A compromised identity at the onboarding stage can affect the entire trust chain. This means that biometric verification, attack detection, auditability, and compliance readiness are not isolated technical features. They are foundational components of the future digital economy.
Building Trust Infrastructure, Not Just Technical Infrastructure
The success of Europe’s digital identity transformation will depend on more than the availability of digital wallets. It will depend on whether citizens, businesses, and public institutions can trust the credentials issued and accepted within the ecosystem.
That trust begins with identity proofing.
If attackers can use deepfakes, synthetic identities, or injected biometric data to compromise the issuance process, the risk does not remain limited to one onboarding flow. It can extend to every downstream transaction, credential, signature, or verification based on that identity.
This is why continuous testing, independent evaluation, and standards-based assurance are becoming central to the future of digital identity.
Qoobiss’s preparation of ONTRACE for advanced PAD and IAD testing reflects this broader shift. The objective is not only to meet a regulatory requirement, but to strengthen the trust architecture that regulated organizations will depend on as eIDAS 2.0 becomes a practical reality across Europe.
Looking Ahead
The digital identity market is entering a new phase. Speed, automation, and user experience remain important, but they are no longer enough on their own.

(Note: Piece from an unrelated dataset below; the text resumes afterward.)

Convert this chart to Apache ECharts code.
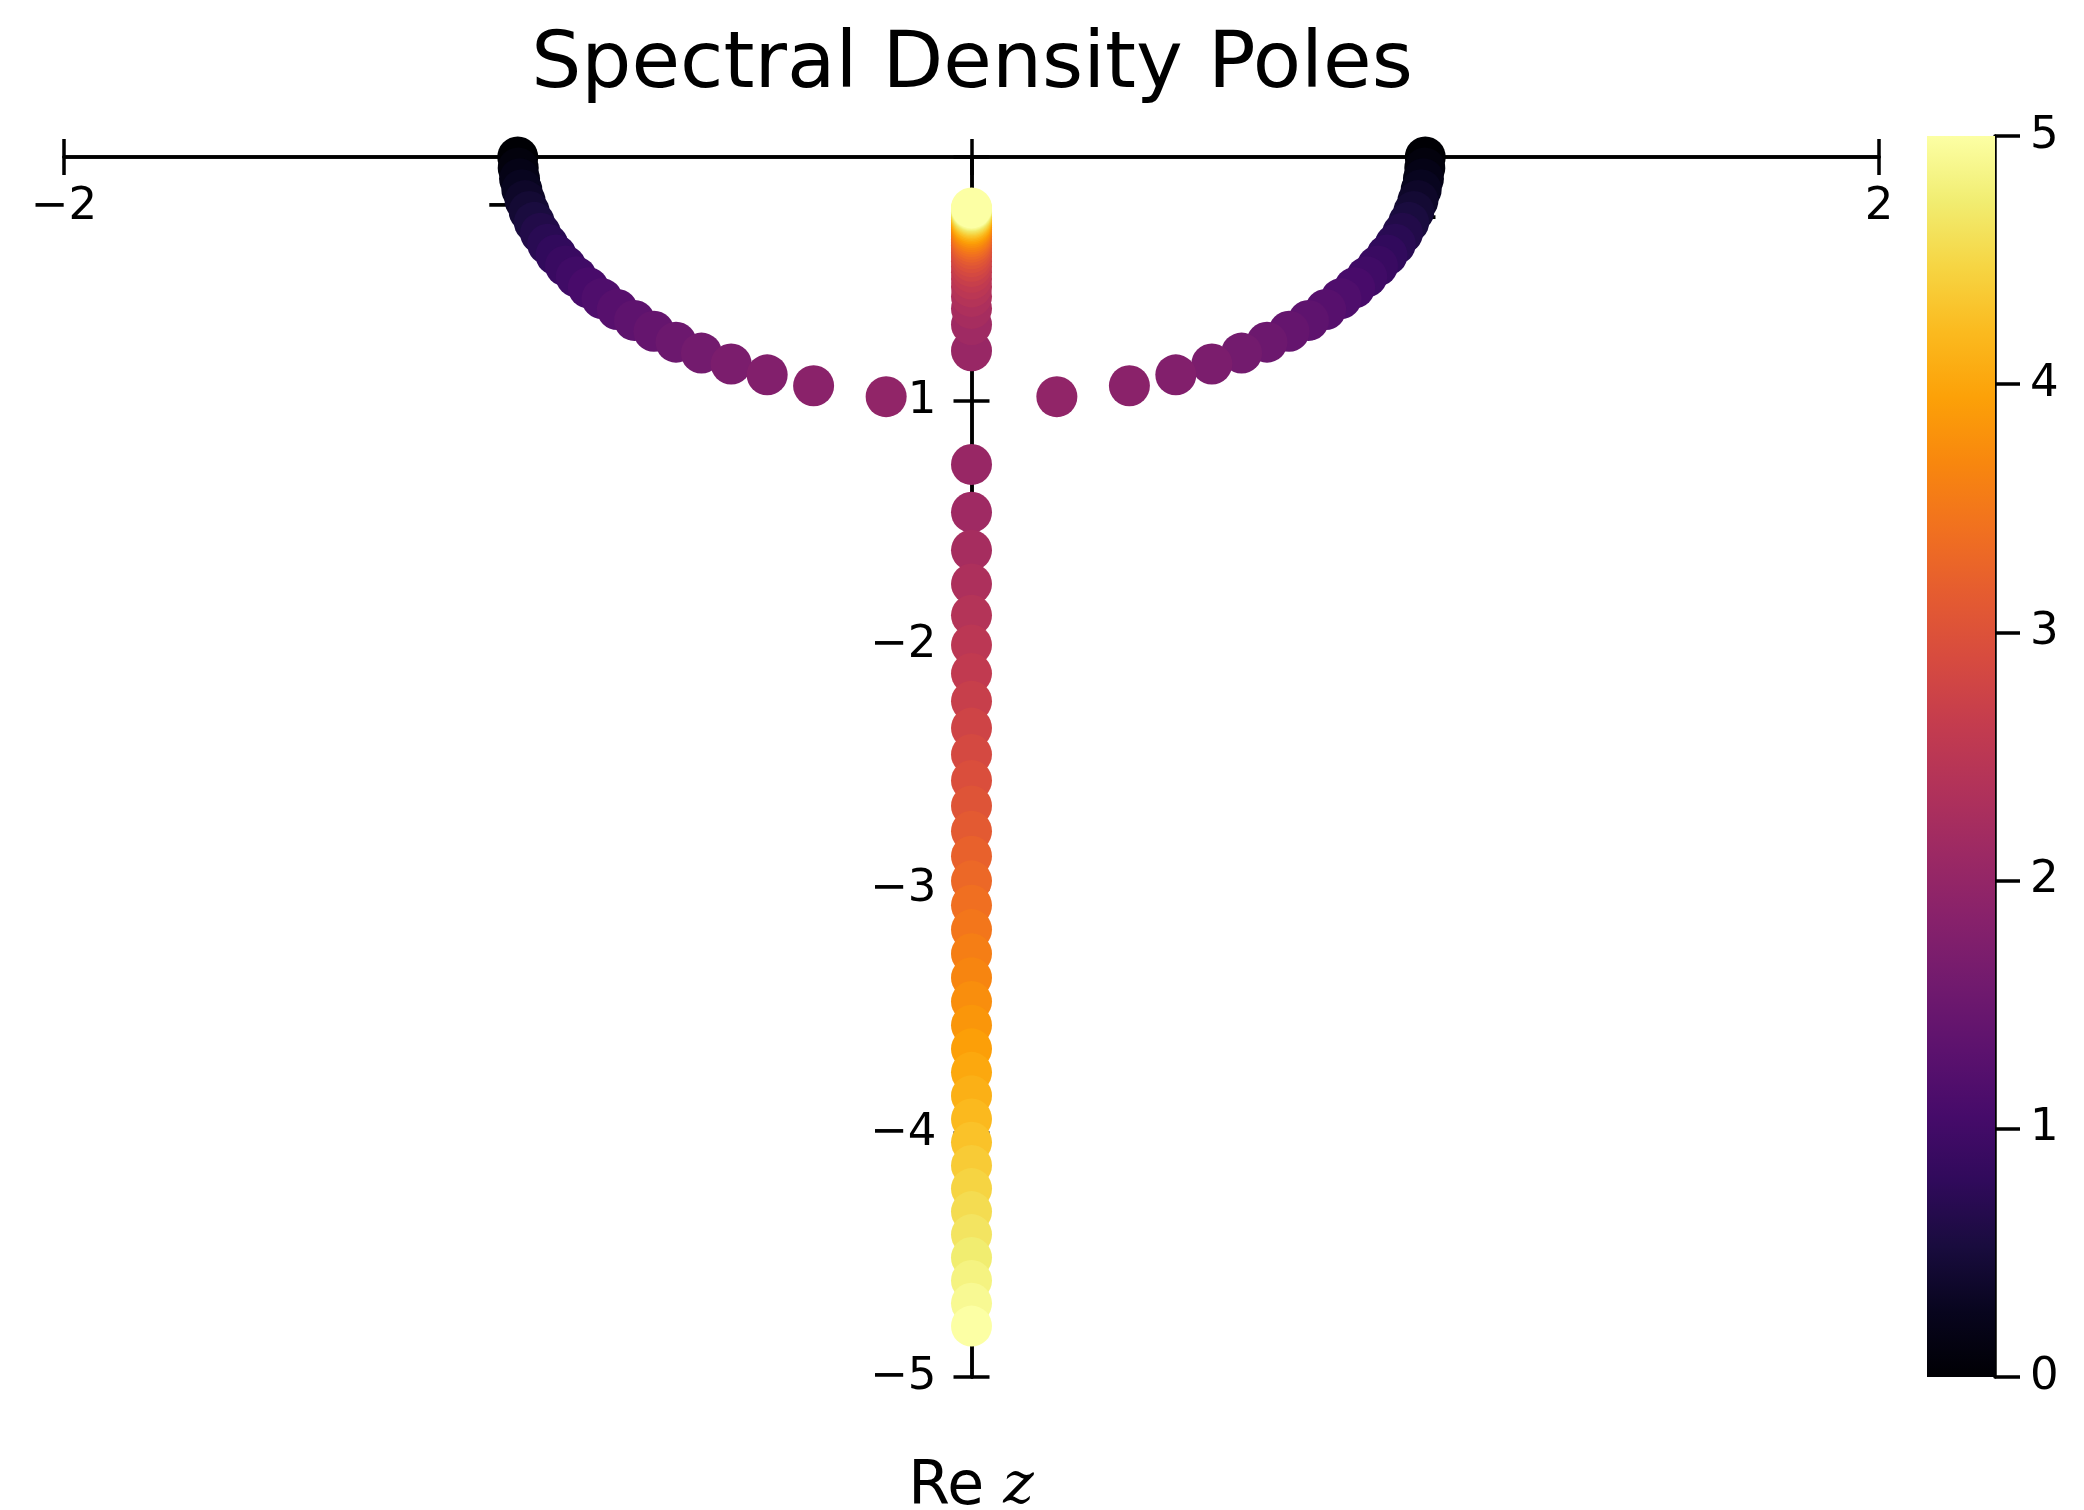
<!DOCTYPE html>
<html><head><meta charset="utf-8">
<script src="https://cdn.jsdelivr.net/npm/echarts@6/dist/echarts.min.js"></script>
<style>html,body{margin:0;padding:0;background:#fff}#c{width:2084px;height:1510px}</style>
</head><body><div id="c"></div>
<script>
// colour parameter of every pole pair (colour-bar value), 57 values
const paramT = [0, 0.0893, 0.1786, 0.2679, 0.3571, 0.4464, 0.5357, 0.625, 0.7143, 0.8036,
  0.8929, 0.9821, 1.0714, 1.1607, 1.25, 1.3393, 1.4286, 1.5179, 1.6071, 1.6964,
  1.7857, 1.875, 1.9643, 2.0536, 2.1429, 2.2321, 2.3214, 2.4107, 2.5, 2.5893,
  2.6786, 2.7679, 2.8571, 2.9464, 3.0357, 3.125, 3.2143, 3.3036, 3.3929, 3.4821,
  3.5714, 3.6607, 3.75, 3.8393, 3.9286, 4.0179, 4.1071, 4.1964, 4.2857, 4.375,
  4.4643, 4.5536, 4.6429, 4.7321, 4.8214, 4.9107, 5.0];
// first pole of each pair (left arc, then upper branch on the imaginary axis)
const poleARe = [-1, -0.999, -0.996, -0.991, -0.9839, -0.9748, -0.9635, -0.9499, -0.9341, -0.9157,
  -0.8948, -0.8711, -0.8444, -0.8144, -0.7806, -0.7427, -0.6999, -0.6512, -0.5952, -0.5297,
  -0.4503, -0.348, -0.1881, 0, 0, 0, 0, 0, 0, 0,
  0, 0, 0, 0, 0, 0, 0, 0, 0, 0,
  0, 0, 0, 0, 0, 0, 0, 0, 0, 0,
  0, 0, 0, 0, 0, 0, 0];
const poleAIm = [0, -0.0446, -0.0893, -0.1339, -0.1786, -0.2232, -0.2679, -0.3125, -0.3571, -0.4018,
  -0.4464, -0.4911, -0.5357, -0.5804, -0.625, -0.6696, -0.7143, -0.7589, -0.8036, -0.8482,
  -0.8929, -0.9375, -0.9821, -0.7938, -0.6868, -0.6205, -0.5714, -0.5324, -0.5, -0.4724,
  -0.4484, -0.4272, -0.4084, -0.3914, -0.376, -0.3619, -0.349, -0.3371, -0.3261, -0.3158,
  -0.3063, -0.2973, -0.2889, -0.281, -0.2736, -0.2666, -0.2599, -0.2536, -0.2477, -0.242,
  -0.2365, -0.2314, -0.2264, -0.2217, -0.2172, -0.2129, -0.2087];
// second pole of each pair (right arc, then lower branch on the imaginary axis)
const poleBRe = [1, 0.999, 0.996, 0.991, 0.9839, 0.9748, 0.9635, 0.9499, 0.9341, 0.9157,
  0.8948, 0.8711, 0.8444, 0.8144, 0.7806, 0.7427, 0.6999, 0.6512, 0.5952, 0.5297,
  0.4503, 0.348, 0.1881, 0, 0, 0, 0, 0, 0, 0,
  0, 0, 0, 0, 0, 0, 0, 0, 0, 0,
  0, 0, 0, 0, 0, 0, 0, 0, 0, 0,
  0, 0, 0, 0, 0, 0, 0];
const poleBIm = [0, -0.0446, -0.0893, -0.1339, -0.1786, -0.2232, -0.2679, -0.3125, -0.3571, -0.4018,
  -0.4464, -0.4911, -0.5357, -0.5804, -0.625, -0.6696, -0.7143, -0.7589, -0.8036, -0.8482,
  -0.8929, -0.9375, -0.9821, -1.2598, -1.4561, -1.6117, -1.75, -1.8783, -2.0, -2.1169,
  -2.2302, -2.3406, -2.4488, -2.555, -2.6597, -2.7631, -2.8653, -2.9665, -3.0668, -3.1663,
  -3.2652, -3.3634, -3.4611, -3.5582, -3.655, -3.7513, -3.8472, -3.9428, -4.0381, -4.133,
  -4.2278, -4.3222, -4.4164, -4.5104, -4.6042, -4.6979, -4.7913];
const xTicks = [-2, -1, 0, 1, 2];
const yTicks = [-5, -4, -3, -2, -1, 0];
const cbarTicks = [0, 1, 2, 3, 4, 5];
const titleText = 'Spectral Density Poles';

const INFERNO = ['#000004','#08051E','#190C3E','#300A5B','#460B6A','#5C126E','#711A6E','#87216B','#9C2964',
  '#B1325A','#C43C4E','#D74B3F','#E55C30','#F1711F','#F8870E','#FCA108','#FBBA1F','#F6D543','#F1ED71','#FCFFA4'];

const points = [];
for (let k = 0; k < paramT.length; k++) {
  points.push([poleARe[k], poleAIm[k], paramT[k]]);
  points.push([poleBRe[k], poleBIm[k], paramT[k]]);
}

const FONT = 'DejaVu Sans';
const minus = v => (v < 0 ? '\u2212' + Math.abs(v) : String(v));
const lineS = { color: '#000', width: 3.5 };

// main plot area
const G = { left: 64, right: 205, top: 157, bottom: 133 };
const gridW = 2084 - G.left - G.right;
const xMin = xTicks[0], xMax = xTicks[xTicks.length - 1];
const yOff = -gridW * (0 - xMin) / (xMax - xMin);   // move y axis onto Re z = 0

const chart = echarts.init(document.getElementById('c'), null, { renderer: 'canvas' });
const cbMax = cbarTicks[cbarTicks.length - 1];
chart.setOption({
  animation: false,
  backgroundColor: '#fff',
  grid: [
    Object.assign({ containLabel: false, outerBoundsMode: 'none' }, G),
    { left: 1927, width: 68, top: 136, bottom: 133, containLabel: false, outerBoundsMode: 'none' }
  ],
  xAxis: [
    { gridIndex: 0, type: 'value', min: xMin, max: xMax, interval: 1, position: 'top',
      axisLine: { onZero: false, lineStyle: lineS },
      axisTick: { length: 18, lineStyle: lineS },
      axisLabel: { inside: true, margin: 28, fontSize: 45, color: '#000', fontFamily: FONT,
        formatter: v => (v === 0 ? '' : minus(v)) },
      splitLine: { show: false } },
    { gridIndex: 0, type: 'value', min: xMin, max: xMax, interval: 1, position: 'top',
      axisLine: { onZero: false, lineStyle: lineS },
      axisTick: { inside: true, length: 18, lineStyle: lineS },
      axisLabel: { show: false }, splitLine: { show: false } },
    { gridIndex: 1, type: 'category', data: ['c'], show: false }
  ],
  yAxis: [
    { gridIndex: 0, type: 'value', min: yTicks[0], max: yTicks[yTicks.length - 1], interval: 1, position: 'left',
      offset: yOff,
      axisLine: { onZero: false, lineStyle: lineS },
      axisTick: { length: 18, lineStyle: lineS },
      axisLabel: { margin: 35, fontSize: 45, color: '#000', fontFamily: FONT,
        formatter: v => (v === 0 ? '' : minus(v)) },
      splitLine: { show: false } },
    { gridIndex: 0, type: 'value', min: yTicks[0], max: yTicks[yTicks.length - 1], interval: 1, position: 'left',
      offset: yOff,
      axisLine: { onZero: false, lineStyle: lineS },
      axisTick: { inside: true, length: 18, lineStyle: lineS },
      axisLabel: { show: false }, splitLine: { show: false } },
    { gridIndex: 1, type: 'value', min: cbarTicks[0], max: cbMax, interval: 1, position: 'right',
      axisLine: { show: true, onZero: false, lineStyle: lineS },
      axisTick: { show: true, length: 25, lineStyle: lineS },
      axisLabel: { margin: 35, fontSize: 45, color: '#000', fontFamily: FONT },
      splitLine: { show: false } }
  ],
  visualMap: [{ type: 'continuous', show: false, min: cbarTicks[0], max: cbMax, dimension: 2, seriesIndex: 0,
    inRange: { color: INFERNO } }],
  series: [
    { type: 'scatter', xAxisIndex: 0, yAxisIndex: 0, data: points, symbolSize: 41, z: 5,
      itemStyle: { opacity: 1 }, emphasis: { disabled: true }, silent: true },
    { type: 'bar', xAxisIndex: 2, yAxisIndex: 2, data: [cbMax], barWidth: '100%', silent: true,
      itemStyle: { color: new echarts.graphic.LinearGradient(0, 1, 0, 0,
        INFERNO.map((c, i) => ({ offset: i / (INFERNO.length - 1), color: c }))) } }
  ],
  graphic: [
    { type: 'text', x: 972, y: 66, style: { text: titleText, font: '79px "DejaVu Sans"', fill: '#000',
      align: 'center', verticalAlign: 'middle' } },
    { type: 'text', x: 971, y: 1488, style: { text: '{a|Re }{b|z}', align: 'center', verticalAlign: 'middle',
      rich: { a: { fontFamily: FONT, fontSize: 60, fill: '#000', color: '#000' },
              b: { fontFamily: 'DejaVu Serif', fontStyle: 'italic', fontSize: 58, fill: '#000', color: '#000' } } } }
  ]
});
</script></body></html>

The organizations that will lead in the post-eIDAS 2.0 environment will be those that can prove their verification infrastructure is secure, standards-aligned, and resilient against evolving attack methods.
For Qoobiss, this means continuing to invest in ONTRACE as a secure and scalable identity verification platform for regulated industries. Preparing the platform for advanced PAD and IAD testing is a natural next step in that direction.
As Europe builds the foundation for a more interoperable digital identity ecosystem, the strength of that ecosystem will depend on every layer of the trust chain.
And in the age of AI-enabled fraud, the ability to detect not only fake faces, but also fake data pipelines, will be essential.